John: I’m going to guess that your people at the ADL use Pointwise on the Mac. Is that working well for them?
Juan: Yes. Most of our students run on Mac OS X and Linux. Pointwise for the Mac has exceeded our expectations. We are very glad that you have decided to support the Mac as it is fairly pervasive in academic/research circles.
John: As you know, our Glyph scripting language is based on Tcl. Several people have recommended that we include Python bindings for Glyph. How do you think that would benefit script writers?
Juan: Python is one of the languages that we love in our lab. It allows us to prototype code very quickly and can interface with Fortran, C, and C++ for compute-intensive tasks. Having Python bindings for Glyph would be simply amazing. I will let you in on a little secret: the next generation loves Python. Why? I am convinced that Python’s popularity comes from the students’ familiarity with Matlab, which has become the tool of choice in the vast majority of undergraduate aerospace programs around the country.

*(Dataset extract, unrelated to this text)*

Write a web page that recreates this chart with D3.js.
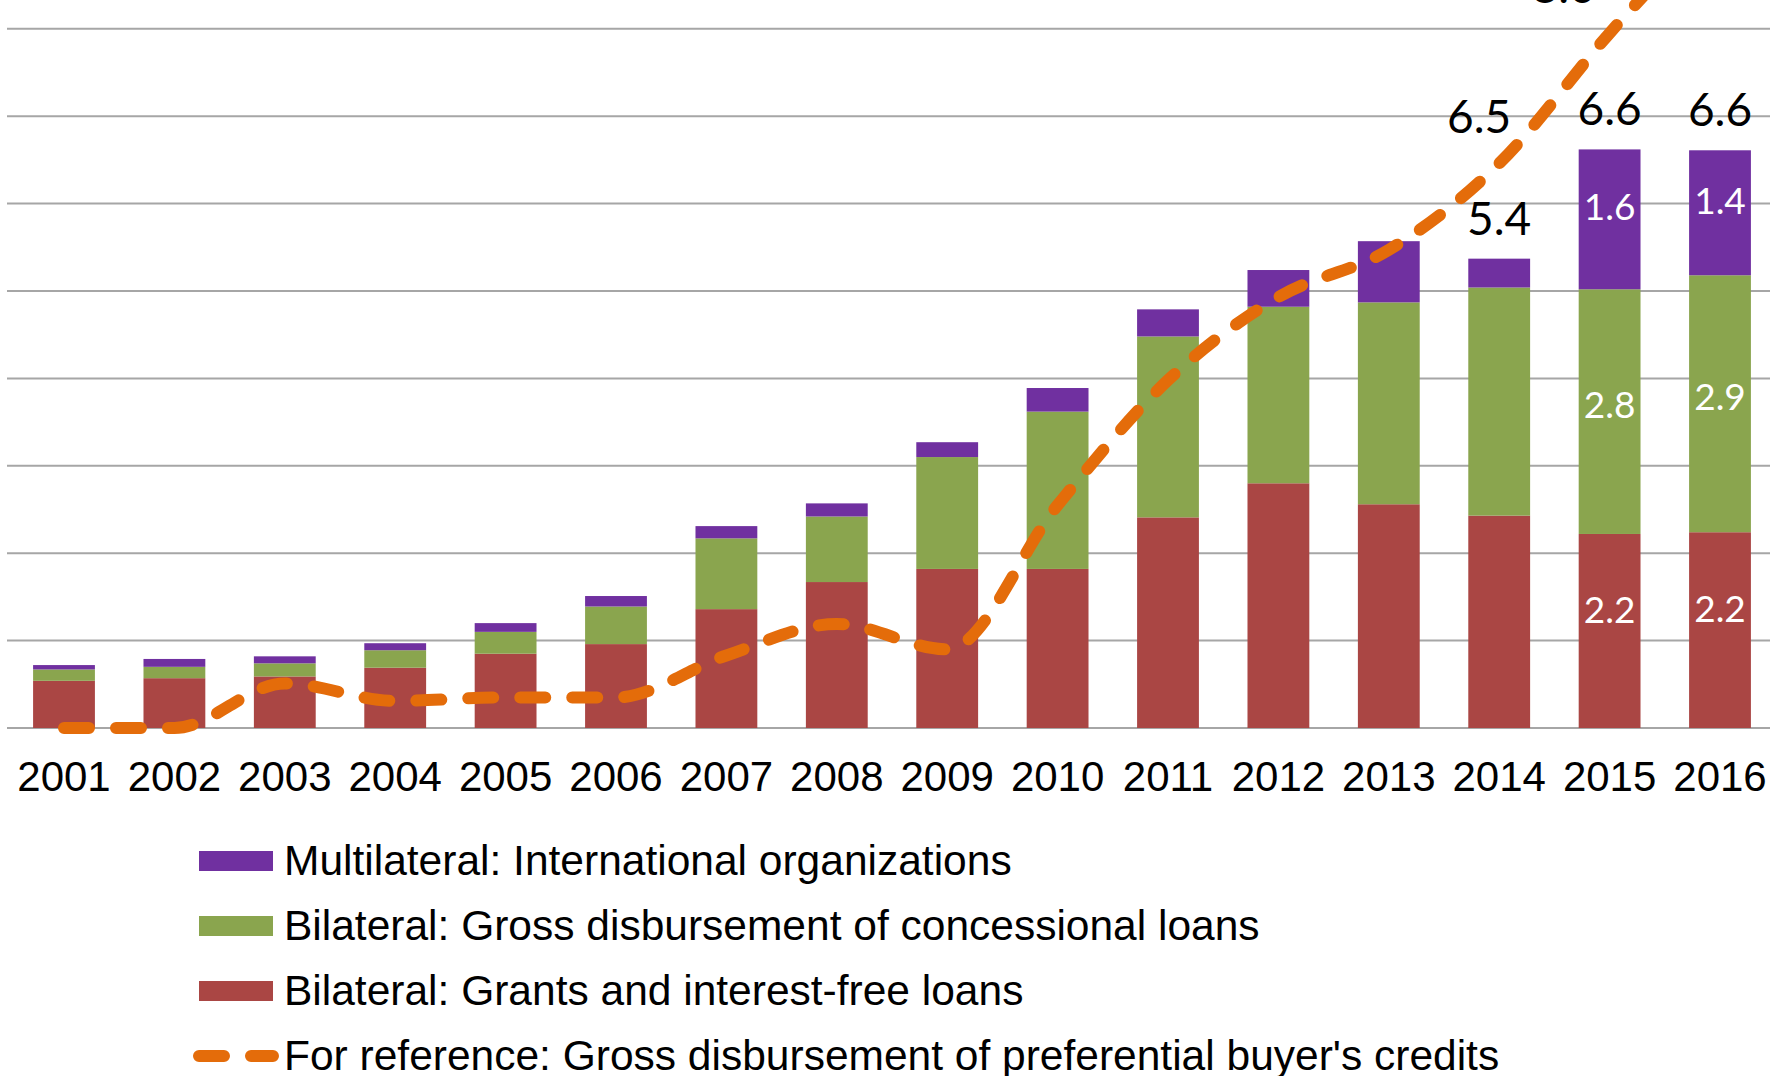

If we were to come visit you where’s a good place to go out for dinner?
You would not be disappointed. The Bay Area is home to some of the most outstanding restaurants in the world. In Palo Alto, CA, I would recommend Tamarine (http://www.tamarinerestaurant.com/) if you like the flavors of the Far East, and in Menlo Park, CA, I enjoy Madera (http://www.maderasandhill.com/) for a true California cuisine experience.
John: Sounds great, Juan. Thanks for taking the time for this interview.